On ne peut pas à la fois dire on a un problème de santé et ne rien faire. Il faut agir pour éviter le dépassement des seuils de pollution observé dans certaines agglomérations, Les ZFE, ce sont des outils locaux de planification des déplacements. Ils démarrent en douceur parce qu’ils ne sont pas faciles à mettre en œuvre. Une vingtaine d’agglomérations ont décidé de s’y engager dont une dizaine qui sont obligés par la loi Mobilité. D’ici 2024, nous allons élargir le dispositif à 35 agglomérations. Cela ne doit pas se faire n’importe comment. Lorsqu’on met en place ce genre de mesure, il faut y aller de façon progressive, non de façon punitive. Nous devons également faire de la pédagogie et de l’accompagnement en aidant celles et ceux qui n’ont pas suffisamment de moyens à changer de type de véhicule. Différentes mesures ont été prises à cet égard.

En Allemagne, il y a 98 zones de restrictions de circulation de type ZFE et en Italie, 118. On devrait pouvoir y arriver en France. Aujourd’hui, la pollution de l’air on est tous à la fois victime et responsable. C’est un bien commun qu’il faut partager.

En matière de lutte contre l’artificialisation des sols, le texte interdit la construction de nouvelles surfaces commerciales, mais pas les entrepôts du E-commerce… C’est un « deux poids, deux mesures » ?

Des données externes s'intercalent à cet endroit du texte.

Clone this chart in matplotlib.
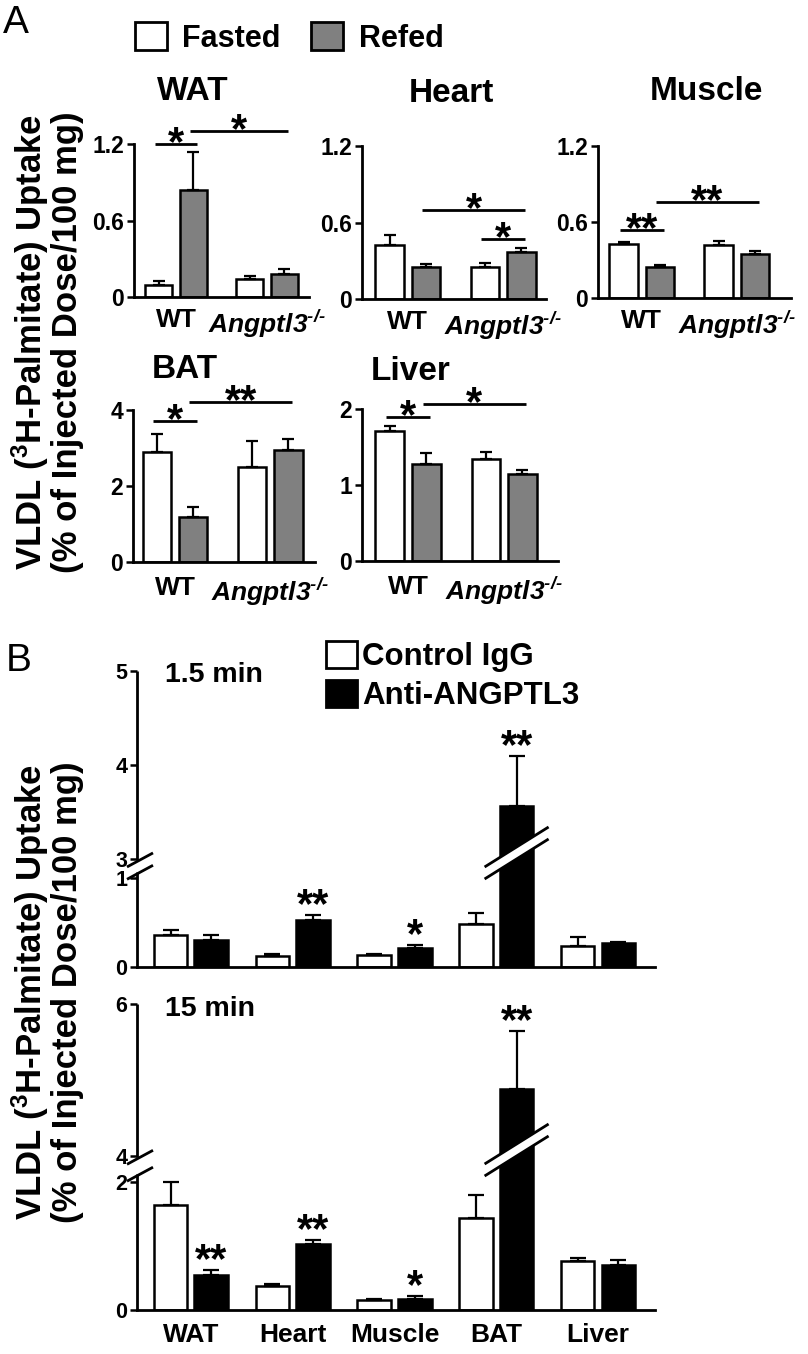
import numpy as np
import matplotlib
matplotlib.use('Agg')
import matplotlib.pyplot as plt
from matplotlib.patches import Patch, Polygon
from matplotlib.lines import Line2D

# ---- panel A: VLDL uptake, fasted vs refed (WT, Angptl3-/-) ----
a_tissues = ['WAT', 'Heart', 'Muscle', 'BAT', 'Liver']
a_groups = ['WT', 'Angptl3$^{\u2010/\u2010}$']
a_fasted = [[0.092, 0.139], [0.42, 0.25], [0.427, 0.419], [2.89, 2.51], [1.71, 1.34]]
a_fasted_err = [[0.031, 0.024], [0.08, 0.03], [0.018, 0.034], [0.48, 0.68], [0.07, 0.09]]
a_refed = [[0.84, 0.179], [0.25, 0.367], [0.241, 0.348], [1.19, 2.95], [1.28, 1.14]]
a_refed_err = [[0.30, 0.044], [0.025, 0.033], [0.021, 0.024], [0.25, 0.28], [0.14, 0.06]]
a_yticks = [[0, 0.6, 1.2], [0, 0.6, 1.2], [0, 0.6, 1.2], [0, 2, 4], [0, 1, 2]]
a_yticklabels = [['0', '0.6', '1.2'], ['0', '0.6', '1.2'], ['0', '0.6', '1.2'], ['0', '2', '4'], ['0', '1', '2']]
# comparisons: (tissue, bar i, bar j, height, label); bars = Fasted WT, Refed WT, Fasted KO, Refed KO
a_sig = [(0, 0, 1, 1.20, '*'), (0, 1, 3, 1.30, '*'),
         (1, 1, 3, 0.70, '*'), (1, 2, 3, 0.47, '*'),
         (2, 0, 1, 0.54, '**'), (2, 1, 3, 0.76, '**'),
         (3, 0, 1, 3.72, '*'), (3, 1, 3, 4.22, '**'),
         (4, 0, 1, 1.89, '*'), (4, 1, 3, 2.07, '*')]

# ---- panel B: control IgG vs anti-ANGPTL3 ----
b_tissues = ['WAT', 'Heart', 'Muscle', 'BAT', 'Liver']
b1_ctrl = [0.365, 0.125, 0.13, 0.48, 0.24]
b1_ctrl_err = [0.055, 0.025, 0.012, 0.13, 0.10]
b1_anti = [0.307, 0.53, 0.217, 3.56, 0.275]
b1_anti_err = [0.05, 0.056, 0.025, 0.54, 0.01]
b1_stars = ['', '**', '*', '**', '']
b15_ctrl = [1.64, 0.375, 0.156, 1.43, 0.77]
b15_ctrl_err = [0.38, 0.035, 0.014, 0.37, 0.04]
b15_anti = [0.547, 1.03, 0.177, 4.88, 0.70]
b15_anti_err = [0.078, 0.07, 0.043, 0.76, 0.08]
b15_stars = ['**', '**', '*', '**', '']

W, H = 808, 1354

plt.rcParams['font.family'] = ['Liberation Sans', 'DejaVu Sans']
plt.rcParams['font.weight'] = 'bold'
plt.rcParams['mathtext.default'] = 'regular'

fig = plt.figure(figsize=(W / 100, H / 100), dpi=100)


def place(left, top, right, bottom):
    return fig.add_axes([left / W, 1 - bottom / H, (right - left) / W, (bottom - top) / H])


def style(ax, labelsize=16.5, xpad=9):
    for s in ['top', 'right']:
        ax.spines[s].set_visible(False)
    for s in ['left', 'bottom']:
        ax.spines[s].set_linewidth(2)
    ax.tick_params(axis='y', direction='out', length=5, width=1.8, pad=2, labelsize=labelsize)
    ax.tick_params(axis='x', length=0, pad=xpad, labelsize=19)
    ax.patch.set_visible(False)


def px_line(xs, ys, **kw):
    # xs, ys in pixels measured from top-left
    fig.add_artist(Line2D(xs, [H - y for y in ys], transform=None, color='black',
                          solid_capstyle='butt', **kw))


# ---------------- panel A ----------------
a_boxes = [(134, 144, 309, 297), (362, 146, 546, 299), (598, 146, 791, 298),
           (133, 410, 315, 562), (362, 409, 558, 561)]
a_xlims = [(-0.46, 1.46), (-0.48, 1.45), (-0.46, 1.57), (-0.44, 1.47), (-0.48, 1.56)]
a_titles_px = [(193, 92), (451, 94), (706, 92), (185, 370), (411, 372)]
w, off = 0.30, 0.19
bar_kw = dict(edgecolor='black', linewidth=1.8, capsize=4.5,
              error_kw=dict(elinewidth=1.6, capthick=1.6))

for k, name in enumerate(a_tissues):
    ax = place(*a_boxes[k])
    style(ax, xpad=8 if k < 3 else 10)
    x = np.arange(2)
    ax.bar(x - off, a_fasted[k], w, yerr=[[0, 0], a_fasted_err[k]], color='white', **bar_kw)
    ax.bar(x + off, a_refed[k], w, yerr=[[0, 0], a_refed_err[k]], color='#808080', **bar_kw)
    ax.set_xlim(*a_xlims[k])
    ax.set_ylim(0, a_yticks[k][-1])
    ax.set_yticks(a_yticks[k])
    ax.set_yticklabels(a_yticklabels[k])
    ax.set_xticks(x)
    ax.set_xticklabels(a_groups)
    ax.get_xticklabels()[1].set_style('italic')
    fig.text(a_titles_px[k][0] / W, 1 - a_titles_px[k][1] / H, name, fontsize=24,
             ha='center', va='center')
    centers = [-off, off, 1 - off, 1 + off]
    for t, i, j, h, lab in a_sig:
        if t != k:
            continue
        x1, x2 = centers[i] - 0.04, centers[j] + 0.04
        ax.plot([x1, x2], [h, h], color='black', lw=2, clip_on=False, solid_capstyle='butt')
        ax.annotate(lab, ((x1 + x2) / 2, h), xytext=(0, -8), textcoords='offset points',
                    ha='center', va='baseline', fontsize=30, annotation_clip=False)

fig.legend(handles=[Patch(facecolor='white', edgecolor='black', linewidth=2),
                    Patch(facecolor='#808080', edgecolor='black', linewidth=2)],
           labels=['Fasted', 'Refed'], ncol=2, loc='center left',
           bbox_to_anchor=(135 / W, 1 - 38 / H), frameon=False, fontsize=22,
           handlelength=1.05, handleheight=1.0, handletextpad=0.5, columnspacing=1.0,
           borderaxespad=0, borderpad=0)

ylab = 'VLDL ($^{3}$H-Palmitate) Uptake\n(% of Injected Dose/100 mg)'
for yc in (342, 992):
    fig.text(47 / W, 1 - yc / H, ylab, rotation=90, ha='center', va='center',
             fontsize=25, linespacing=1.0, multialignment='center')
fig.text(3 / W, 1 - 23 / H, 'A', fontsize=28, weight='normal', va='center')
fig.text(6 / W, 1 - 661 / H, 'B', fontsize=28, weight='normal', va='center')


# ---------------- panel B ----------------
def broken_scale(lo, hi, gap, up):
    top = lo + (hi - lo) * gap

    def fwd(y):
        y = np.asarray(y, float)
        return np.where(y <= lo, y, np.where(y <= hi, lo + (y - lo) * gap, top + (y - hi) * up))

    def inv(v):
        v = np.asarray(v, float)
        return np.where(v <= lo, v, np.where(v <= top, lo + (v - lo) / gap, hi + (v - top) / up))
    return fwd, inv


b_panels = [
    dict(box=(137, 671, 655, 967), ctrl=b1_ctrl, ctrl_err=b1_ctrl_err, anti=b1_anti,
         anti_err=b1_anti_err, stars=b1_stars, brk=(1, 3, 0.1067, 1.056), ymax=5,
         yticks=[0, 1, 3, 4, 5], label='1.5 min', xlabels=False),
    dict(box=(137, 1004, 655, 1310), ctrl=b15_ctrl, ctrl_err=b15_ctrl_err, anti=b15_anti,
         anti_err=b15_anti_err, stars=b15_stars, brk=(2, 4, 0.203, 1.1875), ymax=6,
         yticks=[0, 2, 4, 6], label='15 min', xlabels=True),
]
bw, boff = 0.33, 0.2
bkw = dict(edgecolor='black', linewidth=1.8, capsize=6,
           error_kw=dict(elinewidth=1.6, capthick=1.6))

for p in b_panels:
    ax = place(*p['box'])
    style(ax, labelsize=15.5, xpad=9)
    lo, hi, gap, up = p['brk']
    ax.set_yscale('function', functions=broken_scale(lo, hi, gap, up))
    x = np.arange(len(b_tissues))
    n = len(x)
    ax.bar(x - boff, p['ctrl'], bw, yerr=[[0] * n, p['ctrl_err']], color='white', **bkw)
    ax.bar(x + boff, p['anti'], bw, yerr=[[0] * n, p['anti_err']], color='black', **bkw)
    ax.set_xlim(-0.53, 4.56)
    ax.set_ylim(0, p['ymax'])
    ax.set_yticks(p['yticks'])
    ax.set_yticklabels([str(t) for t in p['yticks']])
    ax.yaxis.set_minor_locator(matplotlib.ticker.NullLocator())
    ax.set_xticks(x)
    ax.set_xticklabels(b_tissues if p['xlabels'] else [''] * n, fontsize=19)
    for i, s in enumerate(p['stars']):
        if s:
            ax.annotate(s, (x[i] + boff, p['anti'][i] + p['anti_err'][i]), xytext=(0, -1.5),
                        textcoords='offset points', ha='center', va='baseline', fontsize=30,
                        annotation_clip=False)
    ax.text(0.054, 0.985, p['label'], transform=ax.transAxes, fontsize=20.5,
            ha='left', va='center')

    # broken y axis: hide spine, draw two segments with slash marks
    ax.spines['left'].set_visible(False)
    to_px = lambda xv, yv: (ax.transData.transform((xv, yv))[0],
                            H - ax.transData.transform((xv, yv))[1])
    sx, y0 = to_px(ax.get_xlim()[0], 0)
    _, ylo = to_px(ax.get_xlim()[0], lo)
    _, yhi = to_px(ax.get_xlim()[0], hi)
    _, ytop = to_px(ax.get_xlim()[0], p['ymax'])
    m1 = ylo + 0.3 * (yhi - ylo)
    m2 = ylo + 0.95 * (yhi - ylo)
    px_line([sx, sx], [y0 + 1, m1], lw=2)
    px_line([sx, sx], [m2, ytop], lw=2)
    for m in (m1, m2):
        px_line([sx - 10, sx + 16], [m + 7, m - 7], lw=2)

    # slash through the tall BAT bar
    bx, _ = to_px(x[3] + boff, 0)
    dx, dy, sep = 32, 20, 12
    cy = yhi
    poly = [(bx - dx, H - (cy + dy)), (bx + dx, H - (cy - dy)),
            (bx + dx, H - (cy - dy - sep)), (bx - dx, H - (cy + dy - sep))]
    fig.add_artist(Polygon(poly, closed=True, transform=None, facecolor='white',
                           edgecolor='none', zorder=3))
    px_line([bx - dx, bx + dx], [cy + dy, cy - dy], lw=2, zorder=4)
    px_line([bx - dx, bx + dx], [cy + dy - sep, cy - dy - sep], lw=2, zorder=4)

fig.legend(handles=[Patch(facecolor='white', edgecolor='black', linewidth=2),
                    Patch(facecolor='black', edgecolor='black', linewidth=2)],
           labels=['Control IgG', 'Anti-ANGPTL3'], ncol=1, loc='upper left',
           bbox_to_anchor=(326 / W, 1 - 641 / H), frameon=False, fontsize=22.5,
           handlelength=1.0, handleheight=0.95, handletextpad=0.15, labelspacing=0.25,
           borderaxespad=0, borderpad=0)

fig.savefig('out.png', dpi=100)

Ce n’est pas exact. Nous avons traité les questions de logistique dans le texte. Elles concernent tout particulièrement les collectivités locales. La bétonisation infinie, ce n’est plus possible. Tout le monde partage ce constat, au-delà des clivages politiques. Nous avons souhaité donner un cadre législatif évolutif afin que les acteurs locaux aient le pouvoir de juger avec la Commission départementale d’aménagement commercial. Dans les territoires, chaque situation est différente. L’élargissement des zones artisanales et commerciales doit être apprécié de façon circonstanciée.

Attention à ne pas tomber dans les caricatures et dans le slogan électoral. Vous savez, la majorité actuelle aura fait énormément pour l’environnement quand bien même certains pensent que c’est insuffisant. Sous les deux mandatures précédentes, rien n’a été fait pour lutter contre l’artificialisation des sols. Alors ça me fait sourire quand certains nous donnent des leçons à longueur de journée.